O ambiente de 228m² era um imenso cubo composto por três salas revestidas de cerâmica branca ligadas por um mural. Um espaço frio e anódino povoado, entretanto, por linhas e volumes que, originados nas paredes em imensos desenhos gestuais, invadiam as salas demarcando áreas de sombra e luz de intensa dramaticidade. No entanto, apesar da inegável qualidade da instalação como espaço de expressão de uma individualidade inconformada, penetrar naquele ambiente não era sair da arte (a Bienal) para ingressar numa experiência puramente existencial.
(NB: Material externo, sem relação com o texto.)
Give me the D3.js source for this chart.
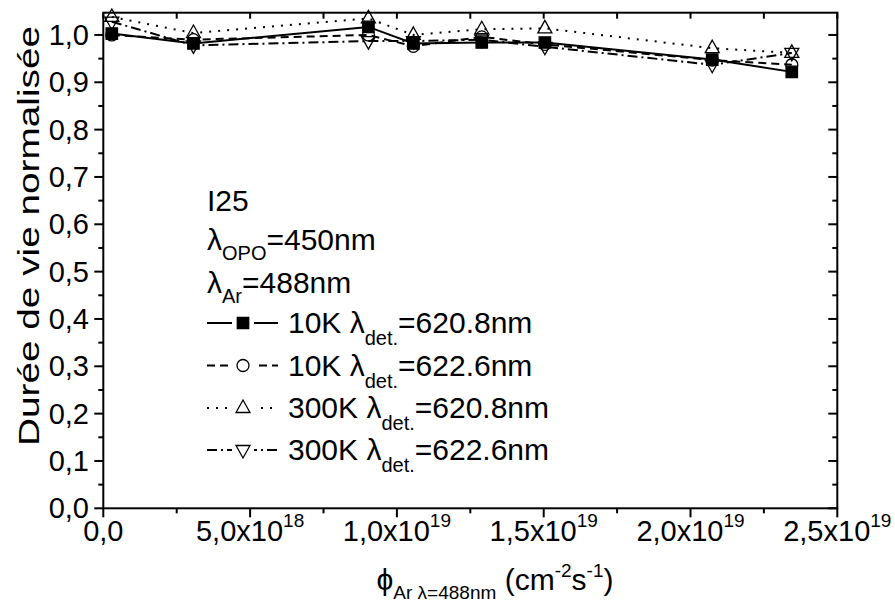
<!DOCTYPE html>
<html><head><meta charset="utf-8">
<script src="https://cdn.jsdelivr.net/npm/d3@7"></script>
<style>body{margin:0;background:#fff} text{font-family:"Liberation Sans",Arial,sans-serif;fill:#000}</style>
</head><body><svg id="c" width="895" height="610"></svg>
<script>
// ---- data ----
const fluxX = [2.9e17, 3.07e18, 9.03e18, 1.056e19, 1.289e19, 1.504e19, 2.074e19, 2.345e19];
const s10K_620 = [1.003, 0.982, 1.017, 0.982, 0.984, 0.984, 0.948, 0.922];
const s10K_622 = [1.0, 0.99, 1.0, 0.976, 0.996, 0.98, 0.947, 0.937];
const s300K_620 = [1.038, 1.004, 1.035, 1.0, 1.012, 1.014, 0.972, 0.962];
const s300K_622 = [1.028, 0.978, 0.987, 0.987, 0.99, 0.975, 0.937, 0.962];
const seriesTemp = ["10K", "10K", "300K", "300K"];
const seriesDet = ["=620.8nm", "=622.6nm", "=620.8nm", "=622.6nm"];
const xTickVals = [0, 5e18, 1e19, 1.5e19, 2e19, 2.5e19];
const xTickMant = ["0,0", "5,0x10", "1,0x10", "1,5x10", "2,0x10", "2,5x10"];
const xTickExp = ["", "18", "19", "19", "19", "19"];
const yTickVals = [0, 0.1, 0.2, 0.3, 0.4, 0.5, 0.6, 0.7, 0.8, 0.9, 1.0];
const yTickLabels = ["0,0", "0,1", "0,2", "0,3", "0,4", "0,5", "0,6", "0,7", "0,8", "0,9", "1,0"];

const seriesVals = [s10K_620, s10K_622, s300K_620, s300K_622];
const styles = [
  {dash: null, marker: "square"},
  {dash: "8,5", marker: "circle"},
  {dash: "2,7", marker: "up"},
  {dash: "10,4,2,4", marker: "down"}
];

const svg = d3.select("#c");
const x = d3.scaleLinear().domain([0, 2.5e19]).range([103.3, 837.3]);
const y = d3.scaleLinear().domain([0, 1.047]).range([508.3, 12.7]);

function markerPath(type) {
  if (type === "square") return d3.symbol(d3.symbolSquare, 130)();
  if (type === "circle") return d3.symbol(d3.symbolCircle, 113)();
  if (type === "up") return "M0,-8L7,4.5L-7,4.5Z";
  return "M0,8L7,-4.5L-7,-4.5Z";
}
function drawMarker(g, type, cx, cy) {
  g.append("path").attr("d", markerPath(type))
    .attr("transform", `translate(${cx},${cy})`)
    .attr("fill", type === "square" ? "#000" : "none")
    .attr("stroke", "#000").attr("stroke-width", 1.3);
}

// ---- data lines ----
const line = d3.line().x(d => x(d[0])).y(d => y(d[1]));
const plot = svg.append("g");
seriesVals.forEach((vals, i) => {
  const pts = fluxX.map((fx, j) => [fx, vals[j]]);
  plot.append("path").attr("d", line(pts)).attr("fill", "none")
    .attr("stroke", "#000").attr("stroke-width", 2)
    .attr("stroke-dasharray", styles[i].dash);
});
seriesVals.forEach((vals, i) => {
  fluxX.forEach((fx, j) => drawMarker(plot, styles[i].marker, x(fx), y(vals[j])));
});

// ---- axes ----
const ax = svg.append("g").attr("stroke", "#000").attr("stroke-width", 2);
ax.append("rect").attr("x", x(0)).attr("y", y(1.047))
  .attr("width", x(2.5e19) - x(0)).attr("height", y(0) - y(1.047)).attr("fill", "none");

const xMinor = d3.range(0, 11).map(k => k * 2.5e18);
xMinor.forEach((v, k) => {
  const major = k % 2 === 0;
  ax.append("line").attr("x1", x(v)).attr("x2", x(v)).attr("y1", y(0)).attr("y2", y(0) + (major ? 9 : 5));
  ax.append("line").attr("x1", x(v)).attr("x2", x(v)).attr("y1", y(1.047)).attr("y2", y(1.047) + 6);
});
const yMinor = d3.range(0, 21).map(k => k * 0.05);
yMinor.forEach((v, k) => {
  const major = k % 2 === 0;
  ax.append("line").attr("y1", y(v)).attr("y2", y(v)).attr("x1", x(0)).attr("x2", x(0) - (major ? 9 : 5));
  ax.append("line").attr("y1", y(v)).attr("y2", y(v)).attr("x1", x(2.5e19)).attr("x2", x(2.5e19) - (major ? 9 : 5));
});

// y tick labels
svg.append("g").selectAll("text").data(yTickVals).join("text")
  .attr("x", 89).attr("y", d => y(d) + 10).attr("text-anchor", "end")
  .attr("font-size", 29).text((d, i) => yTickLabels[i]);

// x tick labels
xTickVals.forEach((v, i) => {
  const t = svg.append("text").attr("x", x(v)).attr("y", 541).attr("text-anchor", "middle").attr("font-size", 29);
  t.append("tspan").text(xTickMant[i]);
  if (xTickExp[i]) t.append("tspan").attr("dy", -14).attr("font-size", 19).text(xTickExp[i]);
});

// axis titles
svg.append("text").attr("transform", "translate(39,236) rotate(-90)")
  .attr("text-anchor", "middle").attr("font-size", 30)
  .attr("textLength", 420).attr("lengthAdjust", "spacingAndGlyphs")
  .text("Durée de vie normalisée");
const xt = svg.append("text").attr("x", 495).attr("y", 590).attr("text-anchor", "middle").attr("font-size", 30);
xt.append("tspan").text("ϕ");
xt.append("tspan").attr("dy", 9).attr("font-size", 19).text("Ar λ=488nm");
xt.append("tspan").attr("dy", -9).text(" (cm");
xt.append("tspan").attr("dy", -13).attr("font-size", 19).text("-2");
xt.append("tspan").attr("dy", 13).text("s");
xt.append("tspan").attr("dy", -13).attr("font-size", 19).text("-1");
xt.append("tspan").attr("dy", 13).text(")");

// ---- legend ----
const lg = svg.append("g");
lg.append("text").attr("x", 207).attr("y", 211).attr("font-size", 30).text("I25");
function lambdaLine(yb, sub, rest) {
  const t = lg.append("text").attr("x", 207).attr("y", yb).attr("font-size", 30);
  t.append("tspan").text("λ");
  t.append("tspan").attr("dy", 10).attr("font-size", 20).text(sub);
  t.append("tspan").attr("dy", -10).text(rest);
}
lambdaLine(250, "OPO", "=450nm");
lambdaLine(293, "Ar", "=488nm");
const rowBase = [333, 375.5, 418, 460];
seriesVals.forEach((vals, i) => {
  const cy = rowBase[i] - 10;
  lg.append("line").attr("x1", 207).attr("x2", 278).attr("y1", cy).attr("y2", cy)
    .attr("stroke", "#000").attr("stroke-width", 2).attr("stroke-dasharray", styles[i].dash);
  lg.append("rect").attr("x", 232).attr("y", cy - 9).attr("width", 22).attr("height", 18).attr("fill", "#fff");
  drawMarker(lg, styles[i].marker, 243, cy);
  const t = lg.append("text").attr("x", 288).attr("y", rowBase[i]).attr("font-size", 30);
  t.append("tspan").text(seriesTemp[i] + " λ");
  t.append("tspan").attr("dy", 12).attr("font-size", 20).text("det.");
  t.append("tspan").attr("dy", -12).text(seriesDet[i]);
});
</script></body></html>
Era justamente entrar num território auto-institucionalizado, uma representação do espaço tradicional de uma galeria de arte.

 

Nessa instalação para a XIX Bienal, Ana, recém-chegada de um período de estudos no exterior, tentava dar prosseguimento a duas experiências bem-sucedidas realizadas anteriormente nos Estados Unidos onde, através do desenho e do uso bem articulado dos elementos constituintes dos espaços em que operou – oxbow Art Center (oxbow – Michigan) e na Superior Street Gallery Saic (Chicago – Illinois) -, a artista já demonstrava sua capacidade em jogar a subjetividade que lhe é inerente com o lugar da arte, sempre levando em contas as possibilidade de propor ao espectador uma relação mais totalizadora com a obra e o espaço onde ela ocorre.

 

Essa característica de não se contentar com os espaços limitados das modalidades artísticas tradicionais que Ana radicalizou a partir de sua experiência norte-americana (1984 – 1986), na verdade já podia ser sentida tanto em seus desenhos e gravuras, realizados na primeira metade da década passada, quanto em seus trabalhos apresentados nas exposições “Pintura Como Meio”, no MAC-USP, em 1983, e “Objetos e Interferências”, na pinacoteca do Estado, em 1982.

 

O desenho que a artista enviou para a mostra “E o Desenho?”, realizada em 1985 na Humberto Tecidos, demonstrava nitidamente a necessidade de Ana extrapolar os limites do plano, no sentido de intervir mais profundamente no espaço e na percepção do público.

 

Suas pinturas apresentadas no Museu de Arte Contemporânea, desprovidas de chassis e jogadas sobre painéis delimitadores do espaço reservado para a artista na exposição, mais do que demonstrarem um caminho possível e original para a “volta à pintura” que se iniciava naquele período no país, já evidenciaram as posteriores discussões de Ana a respeito da arte e do lugar da arte na contemporaneidade.

 

Na exposição da Pinacoteca do Estado, com uma instalação realizada a partir da colocação de chapas de borracha perfuradas, na parede, que formavam um desenho em constante transformação a partir do deslocamento do público na sala, Ana iniciava seu percurso profissional, estabelecendo os parâmetros de sua atuação questionadora, fruto de uma sensibilidade inconformada com as regras socialmente determinadas para a arte.

 

A mesma sensibilidade que fez a artista procurar redimensionar sua primeira aprendizagem em Belo Horizonte, a favor de um posicionamento problematizador com o fato artístico contemporâneo, conseguindo em São Paulo sobretudo através do contato com Julio Plaza, Nelson Leirner e Regina Silveira, seus professores na FAAP e na Aster.